_YOUR OBJECTIVE_
Word for word, copy all the data and drop the pictures.

============

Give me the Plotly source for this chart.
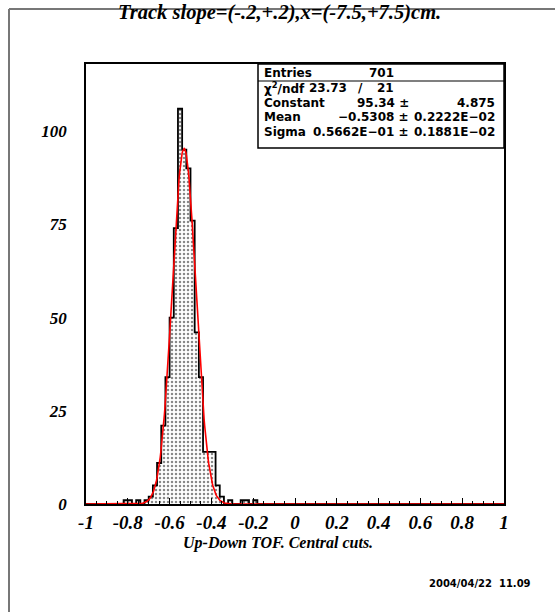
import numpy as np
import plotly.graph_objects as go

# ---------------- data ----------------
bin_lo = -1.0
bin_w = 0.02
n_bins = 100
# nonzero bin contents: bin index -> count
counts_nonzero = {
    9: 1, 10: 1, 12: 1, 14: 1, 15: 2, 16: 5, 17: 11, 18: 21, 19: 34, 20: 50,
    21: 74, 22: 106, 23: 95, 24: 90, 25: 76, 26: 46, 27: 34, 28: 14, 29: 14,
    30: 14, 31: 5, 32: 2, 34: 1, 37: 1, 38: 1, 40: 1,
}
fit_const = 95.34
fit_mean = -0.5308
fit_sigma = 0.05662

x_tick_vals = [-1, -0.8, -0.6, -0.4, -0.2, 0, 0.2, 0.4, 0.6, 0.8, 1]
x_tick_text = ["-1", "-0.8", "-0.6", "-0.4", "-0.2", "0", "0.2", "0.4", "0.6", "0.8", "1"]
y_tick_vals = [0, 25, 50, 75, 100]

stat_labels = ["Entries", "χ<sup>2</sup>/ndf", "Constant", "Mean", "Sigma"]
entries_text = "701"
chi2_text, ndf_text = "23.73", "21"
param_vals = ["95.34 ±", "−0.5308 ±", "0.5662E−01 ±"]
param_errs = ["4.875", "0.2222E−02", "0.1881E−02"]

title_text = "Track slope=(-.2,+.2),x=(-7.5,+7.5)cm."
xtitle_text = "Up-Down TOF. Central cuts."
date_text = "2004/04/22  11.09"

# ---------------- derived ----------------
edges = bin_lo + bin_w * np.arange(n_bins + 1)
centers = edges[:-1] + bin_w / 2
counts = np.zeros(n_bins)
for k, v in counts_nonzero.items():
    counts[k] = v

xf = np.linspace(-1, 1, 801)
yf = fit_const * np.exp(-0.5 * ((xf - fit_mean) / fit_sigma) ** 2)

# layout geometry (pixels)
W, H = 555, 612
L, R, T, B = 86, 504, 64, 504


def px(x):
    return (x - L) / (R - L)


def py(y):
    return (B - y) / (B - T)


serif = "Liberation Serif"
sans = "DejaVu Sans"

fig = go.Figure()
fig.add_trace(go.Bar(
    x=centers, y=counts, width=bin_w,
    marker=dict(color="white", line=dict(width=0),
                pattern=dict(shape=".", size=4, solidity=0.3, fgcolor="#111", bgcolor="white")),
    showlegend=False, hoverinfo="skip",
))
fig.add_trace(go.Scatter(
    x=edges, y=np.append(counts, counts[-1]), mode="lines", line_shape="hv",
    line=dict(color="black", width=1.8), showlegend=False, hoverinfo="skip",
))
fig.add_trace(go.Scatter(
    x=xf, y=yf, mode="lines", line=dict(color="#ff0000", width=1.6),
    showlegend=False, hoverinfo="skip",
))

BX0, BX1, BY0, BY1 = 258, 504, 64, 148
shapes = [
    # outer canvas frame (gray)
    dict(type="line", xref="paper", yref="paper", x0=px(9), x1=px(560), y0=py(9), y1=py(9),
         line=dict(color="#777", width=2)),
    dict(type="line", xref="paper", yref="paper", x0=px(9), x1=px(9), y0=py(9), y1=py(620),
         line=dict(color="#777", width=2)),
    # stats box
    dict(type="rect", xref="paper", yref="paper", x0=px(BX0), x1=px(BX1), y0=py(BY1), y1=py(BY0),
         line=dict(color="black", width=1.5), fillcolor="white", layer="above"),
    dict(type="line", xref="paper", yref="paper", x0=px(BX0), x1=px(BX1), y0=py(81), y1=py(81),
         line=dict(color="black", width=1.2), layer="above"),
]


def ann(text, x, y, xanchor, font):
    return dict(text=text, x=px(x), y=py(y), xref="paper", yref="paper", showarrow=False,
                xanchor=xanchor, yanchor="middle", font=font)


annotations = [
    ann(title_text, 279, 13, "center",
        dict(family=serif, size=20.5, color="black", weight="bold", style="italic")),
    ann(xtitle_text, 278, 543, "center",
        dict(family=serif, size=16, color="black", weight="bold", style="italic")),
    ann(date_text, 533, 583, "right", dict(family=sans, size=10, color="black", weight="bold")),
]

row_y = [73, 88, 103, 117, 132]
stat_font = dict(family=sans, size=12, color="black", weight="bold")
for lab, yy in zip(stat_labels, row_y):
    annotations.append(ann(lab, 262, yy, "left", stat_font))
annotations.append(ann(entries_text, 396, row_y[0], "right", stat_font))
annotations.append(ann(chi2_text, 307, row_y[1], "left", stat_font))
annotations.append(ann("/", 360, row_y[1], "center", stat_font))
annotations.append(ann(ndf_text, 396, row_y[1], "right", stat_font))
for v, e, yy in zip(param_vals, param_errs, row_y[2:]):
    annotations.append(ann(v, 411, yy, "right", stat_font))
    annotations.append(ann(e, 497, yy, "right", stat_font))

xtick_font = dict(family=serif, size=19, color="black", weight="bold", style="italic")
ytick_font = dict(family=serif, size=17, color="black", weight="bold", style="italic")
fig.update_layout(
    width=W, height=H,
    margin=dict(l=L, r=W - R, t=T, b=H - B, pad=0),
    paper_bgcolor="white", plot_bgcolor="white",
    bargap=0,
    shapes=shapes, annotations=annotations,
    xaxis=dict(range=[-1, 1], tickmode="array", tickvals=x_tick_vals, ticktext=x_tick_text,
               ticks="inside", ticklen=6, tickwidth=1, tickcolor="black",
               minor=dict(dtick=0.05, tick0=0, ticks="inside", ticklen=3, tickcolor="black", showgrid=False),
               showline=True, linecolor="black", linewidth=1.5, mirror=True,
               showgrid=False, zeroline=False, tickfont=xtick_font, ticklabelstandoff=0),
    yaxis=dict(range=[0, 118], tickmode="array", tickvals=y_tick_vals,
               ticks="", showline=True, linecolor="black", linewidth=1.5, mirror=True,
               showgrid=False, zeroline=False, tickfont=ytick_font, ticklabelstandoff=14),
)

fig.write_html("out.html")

============

_ANSWER TO THIS EXERCISE_
Give me the Plotly source for this chart.
import numpy as np
import plotly.graph_objects as go

# ---------------- data ----------------
bin_lo = -1.0
bin_w = 0.02
n_bins = 100
# nonzero bin contents: bin index -> count
counts_nonzero = {
    9: 1, 10: 1, 12: 1, 14: 1, 15: 2, 16: 5, 17: 11, 18: 21, 19: 34, 20: 50,
    21: 74, 22: 106, 23: 95, 24: 90, 25: 76, 26: 46, 27: 34, 28: 14, 29: 14,
    30: 14, 31: 5, 32: 2, 34: 1, 37: 1, 38: 1, 40: 1,
}
fit_const = 95.34
fit_mean = -0.5308
fit_sigma = 0.05662

x_tick_vals = [-1, -0.8, -0.6, -0.4, -0.2, 0, 0.2, 0.4, 0.6, 0.8, 1]
x_tick_text = ["-1", "-0.8", "-0.6", "-0.4", "-0.2", "0", "0.2", "0.4", "0.6", "0.8", "1"]
y_tick_vals = [0, 25, 50, 75, 100]

stat_labels = ["Entries", "χ<sup>2</sup>/ndf", "Constant", "Mean", "Sigma"]
entries_text = "701"
chi2_text, ndf_text = "23.73", "21"
param_vals = ["95.34 ±", "−0.5308 ±", "0.5662E−01 ±"]
param_errs = ["4.875", "0.2222E−02", "0.1881E−02"]

title_text = "Track slope=(-.2,+.2),x=(-7.5,+7.5)cm."
xtitle_text = "Up-Down TOF. Central cuts."
date_text = "2004/04/22  11.09"

# ---------------- derived ----------------
edges = bin_lo + bin_w * np.arange(n_bins + 1)
centers = edges[:-1] + bin_w / 2
counts = np.zeros(n_bins)
for k, v in counts_nonzero.items():
    counts[k] = v

xf = np.linspace(-1, 1, 801)
yf = fit_const * np.exp(-0.5 * ((xf - fit_mean) / fit_sigma) ** 2)

# layout geometry (pixels)
W, H = 555, 612
L, R, T, B = 86, 504, 64, 504


def px(x):
    return (x - L) / (R - L)


def py(y):
    return (B - y) / (B - T)


serif = "Liberation Serif"
sans = "DejaVu Sans"

fig = go.Figure()
fig.add_trace(go.Bar(
    x=centers, y=counts, width=bin_w,
    marker=dict(color="white", line=dict(width=0),
                pattern=dict(shape=".", size=4, solidity=0.3, fgcolor="#111", bgcolor="white")),
    showlegend=False, hoverinfo="skip",
))
fig.add_trace(go.Scatter(
    x=edges, y=np.append(counts, counts[-1]), mode="lines", line_shape="hv",
    line=dict(color="black", width=1.8), showlegend=False, hoverinfo="skip",
))
fig.add_trace(go.Scatter(
    x=xf, y=yf, mode="lines", line=dict(color="#ff0000", width=1.6),
    showlegend=False, hoverinfo="skip",
))

BX0, BX1, BY0, BY1 = 258, 504, 64, 148
shapes = [
    # outer canvas frame (gray)
    dict(type="line", xref="paper", yref="paper", x0=px(9), x1=px(560), y0=py(9), y1=py(9),
         line=dict(color="#777", width=2)),
    dict(type="line", xref="paper", yref="paper", x0=px(9), x1=px(9), y0=py(9), y1=py(620),
         line=dict(color="#777", width=2)),
    # stats box
    dict(type="rect", xref="paper", yref="paper", x0=px(BX0), x1=px(BX1), y0=py(BY1), y1=py(BY0),
         line=dict(color="black", width=1.5), fillcolor="white", layer="above"),
    dict(type="line", xref="paper", yref="paper", x0=px(BX0), x1=px(BX1), y0=py(81), y1=py(81),
         line=dict(color="black", width=1.2), layer="above"),
]


def ann(text, x, y, xanchor, font):
    return dict(text=text, x=px(x), y=py(y), xref="paper", yref="paper", showarrow=False,
                xanchor=xanchor, yanchor="middle", font=font)


annotations = [
    ann(title_text, 279, 13, "center",
        dict(family=serif, size=20.5, color="black", weight="bold", style="italic")),
    ann(xtitle_text, 278, 543, "center",
        dict(family=serif, size=16, color="black", weight="bold", style="italic")),
    ann(date_text, 533, 583, "right", dict(family=sans, size=10, color="black", weight="bold")),
]

row_y = [73, 88, 103, 117, 132]
stat_font = dict(family=sans, size=12, color="black", weight="bold")
for lab, yy in zip(stat_labels, row_y):
    annotations.append(ann(lab, 262, yy, "left", stat_font))
annotations.append(ann(entries_text, 396, row_y[0], "right", stat_font))
annotations.append(ann(chi2_text, 307, row_y[1], "left", stat_font))
annotations.append(ann("/", 360, row_y[1], "center", stat_font))
annotations.append(ann(ndf_text, 396, row_y[1], "right", stat_font))
for v, e, yy in zip(param_vals, param_errs, row_y[2:]):
    annotations.append(ann(v, 411, yy, "right", stat_font))
    annotations.append(ann(e, 497, yy, "right", stat_font))

xtick_font = dict(family=serif, size=19, color="black", weight="bold", style="italic")
ytick_font = dict(family=serif, size=17, color="black", weight="bold", style="italic")
fig.update_layout(
    width=W, height=H,
    margin=dict(l=L, r=W - R, t=T, b=H - B, pad=0),
    paper_bgcolor="white", plot_bgcolor="white",
    bargap=0,
    shapes=shapes, annotations=annotations,
    xaxis=dict(range=[-1, 1], tickmode="array", tickvals=x_tick_vals, ticktext=x_tick_text,
               ticks="inside", ticklen=6, tickwidth=1, tickcolor="black",
               minor=dict(dtick=0.05, tick0=0, ticks="inside", ticklen=3, tickcolor="black", showgrid=False),
               showline=True, linecolor="black", linewidth=1.5, mirror=True,
               showgrid=False, zeroline=False, tickfont=xtick_font, ticklabelstandoff=0),
    yaxis=dict(range=[0, 118], tickmode="array", tickvals=y_tick_vals,
               ticks="", showline=True, linecolor="black", linewidth=1.5, mirror=True,
               showgrid=False, zeroline=False, tickfont=ytick_font, ticklabelstandoff=14),
)

fig.write_html("out.html")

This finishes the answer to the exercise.